What you will do: Without the pictures, set down every line of the data exactly.
##########
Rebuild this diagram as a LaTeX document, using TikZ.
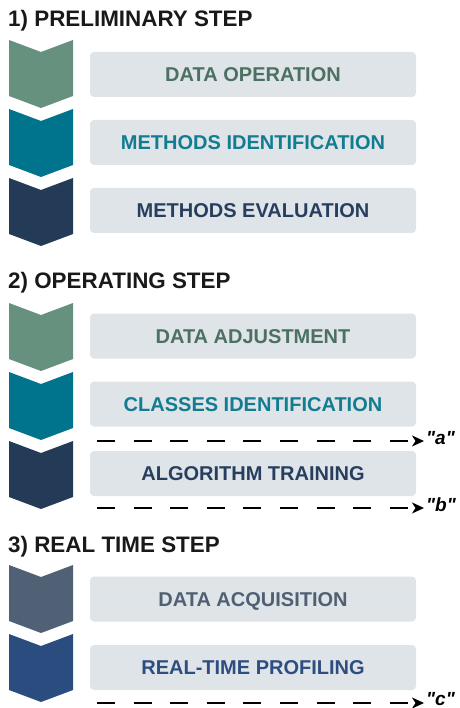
\documentclass[tikz,border=0pt]{standalone}
\usepackage{fontspec}
\setmainfont{Liberation Sans}
\newfontfamily\tagfont{Liberation Sans}[Ligatures=TeXOff]
\usetikzlibrary{arrows.meta}

\definecolor{sage}{RGB}{102,145,126}
\definecolor{sagetxt}{RGB}{76,112,97}
\definecolor{petrol}{RGB}{0,116,140}
\definecolor{petroltxt}{RGB}{18,124,145}
\definecolor{navy}{RGB}{35,59,86}
\definecolor{navytxt}{RGB}{40,62,94}
\definecolor{slate}{RGB}{80,97,117}
\definecolor{slatetxt}{RGB}{80,96,114}
\definecolor{royal}{RGB}{43,76,126}
\definecolor{royaltxt}{RGB}{46,77,128}
\definecolor{boxgray}{RGB}{222,228,232}

\tikzset{
  header/.style={anchor=base west, inner sep=0pt, text=black!90,
    font=\fontsize{22.4}{26}\selectfont\bfseries},
  task/.style={fill=boxgray, rounded corners=4pt, minimum width=326pt,
    minimum height=45pt, inner sep=0pt, text height=14.4pt, text depth=0pt,
    font=\fontsize{20}{24}\selectfont\bfseries},
  flow/.style={line width=1.7pt, dash pattern=on 18pt off 18.6pt,
    -{Stealth[length=12pt,width=11pt,inset=3.5pt]}},
  tag/.style={anchor=west, inner sep=2pt,
    font=\tagfont\fontsize{19}{22}\selectfont\bfseries\itshape},
  chevron/.pic={\fill (-32,0) -- (0,12) -- (32,0) -- (32,56) -- (0,68) -- (-32,56) -- cycle;}
}

\begin{document}
\begin{tikzpicture}[x=1pt,y=-1pt]
\useasboundingbox (0,0) rectangle (459,708);

% 1) preliminary
\node[header] (h1) at (8,27) {1) PRELIMINARY STEP};
\pic[fill=sage] at (41,40) {chevron};
\pic[fill=petrol] at (41,109) {chevron};
\pic[fill=navy] at (41,178) {chevron};
\node[task,text=sagetxt] (dop) at (253,74.5) {DATA OPERATION};
\node[task,text=petroltxt] (mid) at (253,142.5) {METHODS IDENTIFICATION};
\node[task,text=navytxt] (mev) at (253,210.5) {METHODS EVALUATION};

% 2) operating
\node[header] (h2) at (8,288) {2) OPERATING STEP};
\pic[fill=sage] at (41,303) {chevron};
\pic[fill=petrol] at (41,372) {chevron};
\pic[fill=navy] at (41,441) {chevron};
\node[task,text=sagetxt] (dad) at (253,336) {DATA ADJUSTMENT};
\node[task,text=petroltxt] (cid) at (253,404) {CLASSES IDENTIFICATION};
\node[task,text=navytxt] (atr) at (253,473.5) {ALGORITHM TRAINING};

\coordinate (sa) at (97,441);
\node[tag] (la) at (424,438) {"a"};
\draw[flow] (sa) -- (sa -| la.west);
\coordinate (sb) at (97,508);
\node[tag] (lb) at (424,505) {"b"};
\draw[flow] (sb) -- (sb -| lb.west);

% 3) real time
\node[header] (h3) at (8,552) {3) REAL TIME STEP};
\pic[fill=slate] at (41,565) {chevron};
\pic[fill=royal] at (41,634) {chevron};
\node[task,text=slatetxt] (dac) at (253,599) {DATA ACQUISITION};
\node[task,text=royaltxt] (rtp) at (253,667.5) {REAL-TIME PROFILING};

\coordinate (sc) at (97,703);
\node[tag] (lc) at (424,699) {"c"};
\draw[flow] (sc) -- (sc -| lc.west);

\end{tikzpicture}
\end{document}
##########
Written solution:
Rebuild this diagram as a LaTeX document, using TikZ.
\documentclass[tikz,border=0pt]{standalone}
\usepackage{fontspec}
\setmainfont{Liberation Sans}
\newfontfamily\tagfont{Liberation Sans}[Ligatures=TeXOff]
\usetikzlibrary{arrows.meta}

\definecolor{sage}{RGB}{102,145,126}
\definecolor{sagetxt}{RGB}{76,112,97}
\definecolor{petrol}{RGB}{0,116,140}
\definecolor{petroltxt}{RGB}{18,124,145}
\definecolor{navy}{RGB}{35,59,86}
\definecolor{navytxt}{RGB}{40,62,94}
\definecolor{slate}{RGB}{80,97,117}
\definecolor{slatetxt}{RGB}{80,96,114}
\definecolor{royal}{RGB}{43,76,126}
\definecolor{royaltxt}{RGB}{46,77,128}
\definecolor{boxgray}{RGB}{222,228,232}

\tikzset{
  header/.style={anchor=base west, inner sep=0pt, text=black!90,
    font=\fontsize{22.4}{26}\selectfont\bfseries},
  task/.style={fill=boxgray, rounded corners=4pt, minimum width=326pt,
    minimum height=45pt, inner sep=0pt, text height=14.4pt, text depth=0pt,
    font=\fontsize{20}{24}\selectfont\bfseries},
  flow/.style={line width=1.7pt, dash pattern=on 18pt off 18.6pt,
    -{Stealth[length=12pt,width=11pt,inset=3.5pt]}},
  tag/.style={anchor=west, inner sep=2pt,
    font=\tagfont\fontsize{19}{22}\selectfont\bfseries\itshape},
  chevron/.pic={\fill (-32,0) -- (0,12) -- (32,0) -- (32,56) -- (0,68) -- (-32,56) -- cycle;}
}

\begin{document}
\begin{tikzpicture}[x=1pt,y=-1pt]
\useasboundingbox (0,0) rectangle (459,708);

% 1) preliminary
\node[header] (h1) at (8,27) {1) PRELIMINARY STEP};
\pic[fill=sage] at (41,40) {chevron};
\pic[fill=petrol] at (41,109) {chevron};
\pic[fill=navy] at (41,178) {chevron};
\node[task,text=sagetxt] (dop) at (253,74.5) {DATA OPERATION};
\node[task,text=petroltxt] (mid) at (253,142.5) {METHODS IDENTIFICATION};
\node[task,text=navytxt] (mev) at (253,210.5) {METHODS EVALUATION};

% 2) operating
\node[header] (h2) at (8,288) {2) OPERATING STEP};
\pic[fill=sage] at (41,303) {chevron};
\pic[fill=petrol] at (41,372) {chevron};
\pic[fill=navy] at (41,441) {chevron};
\node[task,text=sagetxt] (dad) at (253,336) {DATA ADJUSTMENT};
\node[task,text=petroltxt] (cid) at (253,404) {CLASSES IDENTIFICATION};
\node[task,text=navytxt] (atr) at (253,473.5) {ALGORITHM TRAINING};

\coordinate (sa) at (97,441);
\node[tag] (la) at (424,438) {"a"};
\draw[flow] (sa) -- (sa -| la.west);
\coordinate (sb) at (97,508);
\node[tag] (lb) at (424,505) {"b"};
\draw[flow] (sb) -- (sb -| lb.west);

% 3) real time
\node[header] (h3) at (8,552) {3) REAL TIME STEP};
\pic[fill=slate] at (41,565) {chevron};
\pic[fill=royal] at (41,634) {chevron};
\node[task,text=slatetxt] (dac) at (253,599) {DATA ACQUISITION};
\node[task,text=royaltxt] (rtp) at (253,667.5) {REAL-TIME PROFILING};

\coordinate (sc) at (97,703);
\node[tag] (lc) at (424,699) {"c"};
\draw[flow] (sc) -- (sc -| lc.west);

\end{tikzpicture}
\end{document}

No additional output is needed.